The ‘keys’ and ‘fields’ expect strings to match a location in the root of your JSON object.
Based in Paniyar's answer, we can convert a List of Objects in "compressed" Json format using C# like this:
var JsonString = serializer.Serialize(
new
{
cols = new[] { "field1", "field2", "field3"},
items = data.Select(x => new object[] {x.field1, x.field2, x.field3})
});
I used an array of object because the fields can be int, bool, string...
More Reduction:
If the field is repeated very often and it is a string type, you can get compressed a little be more if you add a distinct list of that field... for instance, a field name job position, city, etc are excellent candidate for this. You can add a distinct list of this items and in each item change the value for a reference number. That will make your Json more lite.
Compressed:
[["KeyA", "KeyB", "KeyC", "KeyD", "KeyE", "KeyF"],
["ValA1", "ValB1", "ValC1", "ValD1", "ValE1", "ValF1"],
["ValA2", "ValB2", "ValC2", "ValD2", "ValE2", "ValF2"],
["ValA3", "ValB3", "ValC3", "ValD3", "ValE3", "ValF3"],
["ValA4", "ValB4", "ValC4", "ValD4", "ValE4", "ValF4"]]
Uncompressed:
[{KeyA: "ValA1", KeyB: "ValB1", KeyC: "ValC1", KeyD: "ValD1", KeyE: "ValE1", KeyF: "ValF1"},
{KeyA: "ValA2", KeyB: "ValB2", KeyC: "ValC2", KeyD: "ValD2", KeyE: "ValE2", KeyF: "ValF2"},
{KeyA: "ValA3", KeyB: "ValB3", KeyC: "ValC3", KeyD: "ValD3", KeyE: "ValE3", KeyF: "ValF3"},
{KeyA: "ValA4", KeyB: "ValB4", KeyC: "ValC4", KeyD: "ValD4", KeyE: "ValE4", KeyF: "ValF4"}]
The most likely answer is that it really is just gzipped JSON. There is no other standard meaning to this phrase.

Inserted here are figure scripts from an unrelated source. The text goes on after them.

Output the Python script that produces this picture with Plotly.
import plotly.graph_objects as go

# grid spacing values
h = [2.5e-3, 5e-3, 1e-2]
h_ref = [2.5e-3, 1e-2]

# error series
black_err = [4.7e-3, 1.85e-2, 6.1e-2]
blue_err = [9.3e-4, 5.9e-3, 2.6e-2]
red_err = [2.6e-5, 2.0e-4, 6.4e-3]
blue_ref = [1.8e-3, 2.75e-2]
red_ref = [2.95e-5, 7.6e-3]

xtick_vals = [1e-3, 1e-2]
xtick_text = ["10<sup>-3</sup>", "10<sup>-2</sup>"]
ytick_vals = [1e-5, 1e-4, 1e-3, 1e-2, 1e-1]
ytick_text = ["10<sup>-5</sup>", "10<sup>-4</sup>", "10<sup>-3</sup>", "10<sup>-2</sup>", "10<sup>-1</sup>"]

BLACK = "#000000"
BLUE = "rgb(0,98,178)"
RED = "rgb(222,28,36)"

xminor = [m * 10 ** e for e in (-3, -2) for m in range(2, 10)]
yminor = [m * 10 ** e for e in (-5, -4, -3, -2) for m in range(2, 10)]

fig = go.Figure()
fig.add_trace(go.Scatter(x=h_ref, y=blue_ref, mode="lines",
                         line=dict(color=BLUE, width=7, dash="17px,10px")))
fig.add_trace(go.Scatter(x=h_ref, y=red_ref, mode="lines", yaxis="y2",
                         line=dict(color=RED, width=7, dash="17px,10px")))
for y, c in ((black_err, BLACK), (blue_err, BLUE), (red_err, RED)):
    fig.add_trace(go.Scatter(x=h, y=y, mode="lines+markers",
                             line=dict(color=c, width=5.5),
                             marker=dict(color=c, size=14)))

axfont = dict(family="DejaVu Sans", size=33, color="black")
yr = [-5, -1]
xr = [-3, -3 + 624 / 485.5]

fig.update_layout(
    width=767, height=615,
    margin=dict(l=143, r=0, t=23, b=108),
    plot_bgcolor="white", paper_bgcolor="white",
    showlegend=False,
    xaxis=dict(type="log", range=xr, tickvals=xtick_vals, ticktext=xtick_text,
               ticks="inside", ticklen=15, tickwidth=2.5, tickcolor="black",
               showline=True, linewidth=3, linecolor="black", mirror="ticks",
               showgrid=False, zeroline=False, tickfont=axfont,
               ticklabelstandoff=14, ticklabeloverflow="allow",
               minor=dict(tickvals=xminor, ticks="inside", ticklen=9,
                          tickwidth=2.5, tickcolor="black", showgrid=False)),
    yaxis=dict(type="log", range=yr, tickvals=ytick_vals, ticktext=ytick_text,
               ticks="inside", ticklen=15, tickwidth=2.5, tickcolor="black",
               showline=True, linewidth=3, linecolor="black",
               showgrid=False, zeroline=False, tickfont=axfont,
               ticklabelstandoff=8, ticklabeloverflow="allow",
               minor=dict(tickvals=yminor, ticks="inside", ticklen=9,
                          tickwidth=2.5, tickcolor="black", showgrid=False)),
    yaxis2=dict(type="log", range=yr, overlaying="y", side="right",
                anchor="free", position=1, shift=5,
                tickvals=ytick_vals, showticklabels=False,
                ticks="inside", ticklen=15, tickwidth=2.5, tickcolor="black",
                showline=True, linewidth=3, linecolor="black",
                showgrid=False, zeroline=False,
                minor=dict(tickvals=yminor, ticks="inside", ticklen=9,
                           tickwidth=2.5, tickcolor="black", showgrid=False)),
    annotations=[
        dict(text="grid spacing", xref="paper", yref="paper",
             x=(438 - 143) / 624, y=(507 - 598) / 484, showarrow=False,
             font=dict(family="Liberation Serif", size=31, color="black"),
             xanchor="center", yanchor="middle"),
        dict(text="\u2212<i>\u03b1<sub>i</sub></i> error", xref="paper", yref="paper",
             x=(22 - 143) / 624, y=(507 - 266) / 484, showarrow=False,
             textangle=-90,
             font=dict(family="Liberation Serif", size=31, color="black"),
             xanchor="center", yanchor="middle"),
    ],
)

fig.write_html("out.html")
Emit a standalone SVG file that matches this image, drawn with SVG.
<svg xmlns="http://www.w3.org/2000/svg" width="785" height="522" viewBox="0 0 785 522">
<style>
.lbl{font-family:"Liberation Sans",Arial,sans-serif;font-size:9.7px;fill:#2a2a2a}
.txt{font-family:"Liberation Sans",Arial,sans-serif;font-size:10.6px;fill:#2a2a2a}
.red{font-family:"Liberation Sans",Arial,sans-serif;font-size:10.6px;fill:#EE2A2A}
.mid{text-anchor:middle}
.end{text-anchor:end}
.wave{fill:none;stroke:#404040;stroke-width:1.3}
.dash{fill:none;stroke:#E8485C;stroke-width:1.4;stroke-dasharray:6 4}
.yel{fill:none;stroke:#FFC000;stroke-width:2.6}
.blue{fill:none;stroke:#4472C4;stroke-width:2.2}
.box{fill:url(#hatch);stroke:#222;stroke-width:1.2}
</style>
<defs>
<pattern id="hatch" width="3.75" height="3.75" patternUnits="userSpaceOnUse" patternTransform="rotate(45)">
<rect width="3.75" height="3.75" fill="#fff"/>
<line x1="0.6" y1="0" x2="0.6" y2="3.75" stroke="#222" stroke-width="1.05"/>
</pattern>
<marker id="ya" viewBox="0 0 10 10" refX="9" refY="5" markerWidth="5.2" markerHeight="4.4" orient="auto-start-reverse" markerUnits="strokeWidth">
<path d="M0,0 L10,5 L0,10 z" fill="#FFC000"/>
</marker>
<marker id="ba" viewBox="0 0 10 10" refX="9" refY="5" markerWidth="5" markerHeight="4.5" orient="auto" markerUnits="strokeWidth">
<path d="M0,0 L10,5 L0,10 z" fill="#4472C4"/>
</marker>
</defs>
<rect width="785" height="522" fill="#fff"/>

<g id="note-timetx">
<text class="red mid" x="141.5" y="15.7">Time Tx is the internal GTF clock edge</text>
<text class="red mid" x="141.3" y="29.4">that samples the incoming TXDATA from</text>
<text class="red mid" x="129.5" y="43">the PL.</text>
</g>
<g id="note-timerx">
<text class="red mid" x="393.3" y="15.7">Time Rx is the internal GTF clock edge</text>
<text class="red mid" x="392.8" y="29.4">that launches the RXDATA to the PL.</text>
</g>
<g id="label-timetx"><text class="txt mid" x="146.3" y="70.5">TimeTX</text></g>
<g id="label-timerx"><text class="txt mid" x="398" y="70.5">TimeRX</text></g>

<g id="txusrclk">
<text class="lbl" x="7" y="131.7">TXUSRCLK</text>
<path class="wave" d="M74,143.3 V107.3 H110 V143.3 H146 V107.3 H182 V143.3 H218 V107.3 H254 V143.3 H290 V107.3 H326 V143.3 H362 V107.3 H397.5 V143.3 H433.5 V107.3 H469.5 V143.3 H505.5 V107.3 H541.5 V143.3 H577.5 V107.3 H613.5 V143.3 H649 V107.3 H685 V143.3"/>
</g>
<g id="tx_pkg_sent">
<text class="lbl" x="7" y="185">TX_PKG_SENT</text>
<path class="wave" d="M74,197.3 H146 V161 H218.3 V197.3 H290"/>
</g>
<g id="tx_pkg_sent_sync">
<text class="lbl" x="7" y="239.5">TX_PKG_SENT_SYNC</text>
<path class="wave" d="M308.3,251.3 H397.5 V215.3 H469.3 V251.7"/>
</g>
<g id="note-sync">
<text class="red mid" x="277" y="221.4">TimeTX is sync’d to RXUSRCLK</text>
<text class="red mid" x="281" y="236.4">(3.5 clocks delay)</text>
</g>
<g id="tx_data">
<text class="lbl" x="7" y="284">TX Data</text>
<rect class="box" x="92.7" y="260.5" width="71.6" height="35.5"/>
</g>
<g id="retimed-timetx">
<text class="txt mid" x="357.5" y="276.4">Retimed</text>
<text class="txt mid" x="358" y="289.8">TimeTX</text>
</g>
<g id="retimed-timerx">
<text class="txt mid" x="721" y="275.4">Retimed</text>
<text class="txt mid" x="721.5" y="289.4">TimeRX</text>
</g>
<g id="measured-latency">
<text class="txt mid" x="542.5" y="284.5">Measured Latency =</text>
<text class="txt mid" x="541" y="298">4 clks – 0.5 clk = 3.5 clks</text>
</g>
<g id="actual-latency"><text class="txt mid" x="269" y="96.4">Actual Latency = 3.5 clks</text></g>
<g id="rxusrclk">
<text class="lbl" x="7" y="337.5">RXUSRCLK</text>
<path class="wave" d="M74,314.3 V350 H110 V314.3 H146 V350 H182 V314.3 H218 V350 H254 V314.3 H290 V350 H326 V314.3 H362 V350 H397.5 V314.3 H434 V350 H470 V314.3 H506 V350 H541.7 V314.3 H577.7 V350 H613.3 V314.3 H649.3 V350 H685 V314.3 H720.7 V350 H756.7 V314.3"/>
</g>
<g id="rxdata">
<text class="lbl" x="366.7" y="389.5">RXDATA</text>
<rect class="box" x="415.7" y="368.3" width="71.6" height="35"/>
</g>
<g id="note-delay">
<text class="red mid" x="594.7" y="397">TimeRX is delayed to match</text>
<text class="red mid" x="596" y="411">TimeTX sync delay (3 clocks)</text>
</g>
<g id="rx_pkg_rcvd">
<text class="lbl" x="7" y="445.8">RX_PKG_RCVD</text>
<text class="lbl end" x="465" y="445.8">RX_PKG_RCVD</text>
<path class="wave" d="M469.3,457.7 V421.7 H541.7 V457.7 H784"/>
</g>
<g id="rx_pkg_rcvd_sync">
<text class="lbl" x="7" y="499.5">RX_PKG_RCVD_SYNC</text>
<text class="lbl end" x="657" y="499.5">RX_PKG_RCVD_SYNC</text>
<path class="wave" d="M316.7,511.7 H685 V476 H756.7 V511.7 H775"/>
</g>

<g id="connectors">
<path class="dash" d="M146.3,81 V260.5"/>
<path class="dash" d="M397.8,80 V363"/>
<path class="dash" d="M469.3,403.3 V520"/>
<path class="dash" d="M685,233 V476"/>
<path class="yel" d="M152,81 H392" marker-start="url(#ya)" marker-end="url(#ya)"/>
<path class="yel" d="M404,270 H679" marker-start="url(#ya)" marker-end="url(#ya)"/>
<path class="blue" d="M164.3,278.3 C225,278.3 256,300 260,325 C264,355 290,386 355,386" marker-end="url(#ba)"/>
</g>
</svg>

Re-organizing a homogenous array of JSON objects into a pair of arrays is a very useful technique to make the payload smaller and to speed up encoding and decoding, it is not commonly called "compressed JSON". I haven't run across it ever in open source or any open API, but we use this technique internally and call it "jsontable".